§ **The request**
Only lines with the string "chart" matter here; gather them from the material below.
·····
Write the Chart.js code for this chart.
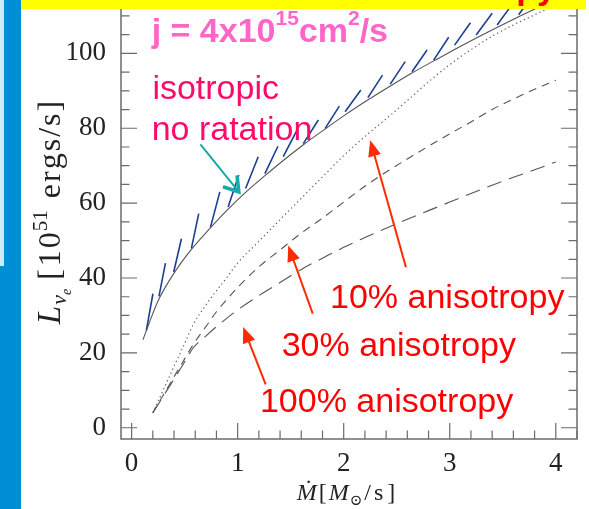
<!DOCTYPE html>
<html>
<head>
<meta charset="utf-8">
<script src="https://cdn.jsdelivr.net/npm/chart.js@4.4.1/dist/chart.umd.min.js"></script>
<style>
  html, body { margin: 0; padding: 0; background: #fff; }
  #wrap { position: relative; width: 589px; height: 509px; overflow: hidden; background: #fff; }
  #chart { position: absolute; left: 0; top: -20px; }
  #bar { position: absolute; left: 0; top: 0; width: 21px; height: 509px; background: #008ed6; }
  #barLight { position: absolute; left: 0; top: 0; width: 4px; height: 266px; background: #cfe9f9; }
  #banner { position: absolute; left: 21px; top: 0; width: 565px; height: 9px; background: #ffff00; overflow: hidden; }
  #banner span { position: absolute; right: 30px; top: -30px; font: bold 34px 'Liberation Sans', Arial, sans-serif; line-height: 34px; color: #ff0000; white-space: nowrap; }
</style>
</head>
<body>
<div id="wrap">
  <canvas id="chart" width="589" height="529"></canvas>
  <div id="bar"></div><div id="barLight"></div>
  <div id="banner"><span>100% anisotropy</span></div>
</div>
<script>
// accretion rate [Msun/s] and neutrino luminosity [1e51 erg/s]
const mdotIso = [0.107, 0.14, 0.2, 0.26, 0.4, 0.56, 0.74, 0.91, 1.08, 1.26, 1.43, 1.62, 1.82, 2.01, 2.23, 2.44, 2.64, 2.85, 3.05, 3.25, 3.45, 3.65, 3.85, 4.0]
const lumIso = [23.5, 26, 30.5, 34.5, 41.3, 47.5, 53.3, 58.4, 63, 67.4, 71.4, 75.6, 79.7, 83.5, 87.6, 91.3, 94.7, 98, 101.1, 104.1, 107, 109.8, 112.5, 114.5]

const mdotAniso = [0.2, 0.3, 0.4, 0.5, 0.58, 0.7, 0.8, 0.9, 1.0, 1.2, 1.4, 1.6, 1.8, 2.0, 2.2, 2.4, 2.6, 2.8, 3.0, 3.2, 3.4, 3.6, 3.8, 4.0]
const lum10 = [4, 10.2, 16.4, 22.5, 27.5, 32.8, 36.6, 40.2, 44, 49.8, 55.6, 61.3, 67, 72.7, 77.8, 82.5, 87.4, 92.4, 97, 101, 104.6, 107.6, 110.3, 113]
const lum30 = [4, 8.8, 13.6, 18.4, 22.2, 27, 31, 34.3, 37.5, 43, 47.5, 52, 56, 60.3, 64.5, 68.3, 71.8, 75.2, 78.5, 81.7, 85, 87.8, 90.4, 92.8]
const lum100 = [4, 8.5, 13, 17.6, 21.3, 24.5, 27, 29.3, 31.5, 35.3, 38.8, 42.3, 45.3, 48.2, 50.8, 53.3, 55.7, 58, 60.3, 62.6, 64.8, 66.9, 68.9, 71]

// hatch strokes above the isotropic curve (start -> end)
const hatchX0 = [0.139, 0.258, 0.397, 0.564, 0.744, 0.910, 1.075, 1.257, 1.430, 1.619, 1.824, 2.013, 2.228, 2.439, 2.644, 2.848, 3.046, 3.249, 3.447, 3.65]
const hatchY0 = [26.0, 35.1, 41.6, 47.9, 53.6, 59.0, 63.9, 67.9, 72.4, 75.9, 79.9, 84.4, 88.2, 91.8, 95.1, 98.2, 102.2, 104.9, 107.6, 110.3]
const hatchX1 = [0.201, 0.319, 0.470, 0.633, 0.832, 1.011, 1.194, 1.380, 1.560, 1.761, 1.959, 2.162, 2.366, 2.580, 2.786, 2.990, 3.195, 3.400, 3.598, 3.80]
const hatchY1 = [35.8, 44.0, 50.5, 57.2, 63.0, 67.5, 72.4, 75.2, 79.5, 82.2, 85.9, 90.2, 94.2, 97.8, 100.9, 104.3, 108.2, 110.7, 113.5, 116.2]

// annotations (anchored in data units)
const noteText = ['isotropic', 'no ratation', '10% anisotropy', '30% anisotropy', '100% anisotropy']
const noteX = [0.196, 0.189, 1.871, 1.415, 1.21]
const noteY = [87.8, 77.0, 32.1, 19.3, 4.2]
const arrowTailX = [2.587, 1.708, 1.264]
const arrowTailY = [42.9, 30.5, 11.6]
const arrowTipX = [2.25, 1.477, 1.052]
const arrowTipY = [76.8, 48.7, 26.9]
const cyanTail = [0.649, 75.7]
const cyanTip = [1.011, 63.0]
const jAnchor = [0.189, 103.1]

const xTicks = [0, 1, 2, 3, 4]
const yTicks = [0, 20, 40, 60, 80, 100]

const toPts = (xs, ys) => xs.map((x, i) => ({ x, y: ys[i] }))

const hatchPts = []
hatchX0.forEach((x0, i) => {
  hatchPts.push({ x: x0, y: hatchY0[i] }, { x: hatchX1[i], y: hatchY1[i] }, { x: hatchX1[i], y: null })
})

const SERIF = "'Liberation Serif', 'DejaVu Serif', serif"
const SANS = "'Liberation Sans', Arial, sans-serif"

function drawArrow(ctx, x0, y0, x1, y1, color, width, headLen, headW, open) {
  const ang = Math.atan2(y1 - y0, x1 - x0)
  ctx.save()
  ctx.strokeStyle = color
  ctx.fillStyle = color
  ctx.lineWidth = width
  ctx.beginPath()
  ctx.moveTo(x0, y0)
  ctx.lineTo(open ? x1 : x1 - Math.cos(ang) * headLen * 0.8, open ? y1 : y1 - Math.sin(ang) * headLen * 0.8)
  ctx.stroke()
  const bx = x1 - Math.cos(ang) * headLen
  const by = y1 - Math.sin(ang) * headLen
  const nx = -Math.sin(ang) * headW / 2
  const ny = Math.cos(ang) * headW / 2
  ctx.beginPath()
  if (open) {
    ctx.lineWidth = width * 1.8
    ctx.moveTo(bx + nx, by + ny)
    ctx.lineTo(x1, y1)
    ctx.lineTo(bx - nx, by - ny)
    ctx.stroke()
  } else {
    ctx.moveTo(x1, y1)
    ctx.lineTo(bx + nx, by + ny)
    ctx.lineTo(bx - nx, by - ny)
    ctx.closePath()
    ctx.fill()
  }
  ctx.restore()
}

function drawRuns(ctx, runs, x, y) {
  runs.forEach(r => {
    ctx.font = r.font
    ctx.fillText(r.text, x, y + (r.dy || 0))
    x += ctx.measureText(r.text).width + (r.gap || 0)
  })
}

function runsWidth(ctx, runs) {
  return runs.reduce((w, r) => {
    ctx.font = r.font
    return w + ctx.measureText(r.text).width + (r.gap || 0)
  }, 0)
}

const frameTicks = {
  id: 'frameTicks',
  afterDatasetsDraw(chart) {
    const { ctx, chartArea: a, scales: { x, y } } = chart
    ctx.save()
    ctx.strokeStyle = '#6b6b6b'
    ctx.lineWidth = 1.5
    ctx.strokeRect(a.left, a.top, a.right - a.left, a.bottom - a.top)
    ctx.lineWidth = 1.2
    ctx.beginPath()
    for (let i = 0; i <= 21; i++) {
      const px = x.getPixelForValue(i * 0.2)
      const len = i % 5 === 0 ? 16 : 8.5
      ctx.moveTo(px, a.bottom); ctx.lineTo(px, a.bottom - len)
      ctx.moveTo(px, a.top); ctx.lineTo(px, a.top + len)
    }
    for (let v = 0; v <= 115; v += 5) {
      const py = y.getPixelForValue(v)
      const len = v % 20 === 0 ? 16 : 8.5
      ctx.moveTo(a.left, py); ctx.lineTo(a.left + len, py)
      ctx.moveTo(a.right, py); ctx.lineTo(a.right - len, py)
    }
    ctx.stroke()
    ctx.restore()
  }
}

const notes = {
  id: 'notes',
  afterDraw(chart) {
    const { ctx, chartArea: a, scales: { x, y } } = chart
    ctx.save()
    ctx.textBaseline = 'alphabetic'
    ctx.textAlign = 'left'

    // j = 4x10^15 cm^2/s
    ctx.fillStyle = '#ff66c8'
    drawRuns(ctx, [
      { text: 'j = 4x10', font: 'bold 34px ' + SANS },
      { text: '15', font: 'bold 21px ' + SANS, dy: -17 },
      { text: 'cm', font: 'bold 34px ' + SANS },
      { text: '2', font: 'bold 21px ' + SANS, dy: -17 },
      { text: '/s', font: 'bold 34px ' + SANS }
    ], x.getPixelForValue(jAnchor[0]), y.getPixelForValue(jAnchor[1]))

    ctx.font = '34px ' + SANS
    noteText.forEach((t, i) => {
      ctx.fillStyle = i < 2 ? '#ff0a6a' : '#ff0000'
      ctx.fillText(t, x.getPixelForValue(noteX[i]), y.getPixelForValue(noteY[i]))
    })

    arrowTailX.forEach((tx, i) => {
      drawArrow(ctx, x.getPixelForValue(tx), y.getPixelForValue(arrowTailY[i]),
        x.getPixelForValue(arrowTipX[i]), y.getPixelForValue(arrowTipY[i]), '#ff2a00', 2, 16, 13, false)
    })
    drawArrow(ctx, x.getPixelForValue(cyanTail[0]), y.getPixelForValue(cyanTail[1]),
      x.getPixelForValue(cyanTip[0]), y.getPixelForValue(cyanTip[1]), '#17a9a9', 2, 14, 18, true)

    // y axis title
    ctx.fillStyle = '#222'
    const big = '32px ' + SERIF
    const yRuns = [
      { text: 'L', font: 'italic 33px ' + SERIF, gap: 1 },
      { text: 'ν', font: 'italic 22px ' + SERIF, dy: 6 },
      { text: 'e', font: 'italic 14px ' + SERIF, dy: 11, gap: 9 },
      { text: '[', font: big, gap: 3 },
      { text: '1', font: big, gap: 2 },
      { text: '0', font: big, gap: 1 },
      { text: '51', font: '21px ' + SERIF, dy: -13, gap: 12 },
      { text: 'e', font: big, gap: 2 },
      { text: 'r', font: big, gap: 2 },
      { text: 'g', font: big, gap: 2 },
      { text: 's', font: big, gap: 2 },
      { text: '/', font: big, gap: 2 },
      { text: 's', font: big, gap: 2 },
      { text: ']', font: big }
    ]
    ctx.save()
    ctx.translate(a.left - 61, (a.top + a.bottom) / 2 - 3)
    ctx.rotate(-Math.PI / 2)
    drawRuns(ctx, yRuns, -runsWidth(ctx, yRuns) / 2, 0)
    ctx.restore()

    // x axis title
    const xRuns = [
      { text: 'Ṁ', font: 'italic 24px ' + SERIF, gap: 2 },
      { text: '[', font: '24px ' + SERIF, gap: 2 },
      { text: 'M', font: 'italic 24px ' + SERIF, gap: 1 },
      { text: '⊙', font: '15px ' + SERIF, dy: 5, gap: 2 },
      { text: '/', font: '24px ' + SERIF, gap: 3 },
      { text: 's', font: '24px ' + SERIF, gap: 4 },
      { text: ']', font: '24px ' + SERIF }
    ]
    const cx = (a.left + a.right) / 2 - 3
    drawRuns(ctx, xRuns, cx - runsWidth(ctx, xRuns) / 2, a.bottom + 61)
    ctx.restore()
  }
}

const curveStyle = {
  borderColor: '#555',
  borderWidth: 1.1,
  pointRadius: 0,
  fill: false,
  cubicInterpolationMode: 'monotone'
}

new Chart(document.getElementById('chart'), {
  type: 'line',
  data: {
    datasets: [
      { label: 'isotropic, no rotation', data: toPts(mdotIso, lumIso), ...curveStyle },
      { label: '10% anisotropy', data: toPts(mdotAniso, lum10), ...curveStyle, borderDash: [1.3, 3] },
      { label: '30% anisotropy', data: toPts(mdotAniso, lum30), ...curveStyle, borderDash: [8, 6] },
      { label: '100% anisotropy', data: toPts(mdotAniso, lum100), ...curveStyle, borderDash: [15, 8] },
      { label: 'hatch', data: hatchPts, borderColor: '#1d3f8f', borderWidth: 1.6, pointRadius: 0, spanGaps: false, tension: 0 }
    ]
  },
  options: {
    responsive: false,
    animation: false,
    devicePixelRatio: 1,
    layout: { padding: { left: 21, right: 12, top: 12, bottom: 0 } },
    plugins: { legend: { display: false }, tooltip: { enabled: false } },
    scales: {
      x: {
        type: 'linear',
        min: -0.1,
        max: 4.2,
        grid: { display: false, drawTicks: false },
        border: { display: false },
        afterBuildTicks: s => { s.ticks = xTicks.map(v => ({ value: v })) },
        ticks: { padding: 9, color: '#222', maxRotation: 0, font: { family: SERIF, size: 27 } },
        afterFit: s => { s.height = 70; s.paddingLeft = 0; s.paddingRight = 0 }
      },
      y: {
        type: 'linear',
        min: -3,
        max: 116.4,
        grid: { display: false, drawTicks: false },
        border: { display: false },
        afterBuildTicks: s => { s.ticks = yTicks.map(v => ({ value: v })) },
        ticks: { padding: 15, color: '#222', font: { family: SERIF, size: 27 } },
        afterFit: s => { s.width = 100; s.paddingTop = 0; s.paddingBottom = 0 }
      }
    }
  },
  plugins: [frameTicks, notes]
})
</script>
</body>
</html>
·····
§ **Response to this exercise**
Write the Chart.js code for this chart.
<script src="https://cdn.jsdelivr.net/npm/chart.js@4.4.1/dist/chart.umd.min.js"></script>
  #chart { position: absolute; left: 0; top: -20px; }
  <canvas id="chart" width="589" height="529"></canvas>
  afterDatasetsDraw(chart) {
    const { ctx, chartArea: a, scales: { x, y } } = chart
  afterDraw(chart) {
    const { ctx, chartArea: a, scales: { x, y } } = chart
new Chart(document.getElementById('chart'), {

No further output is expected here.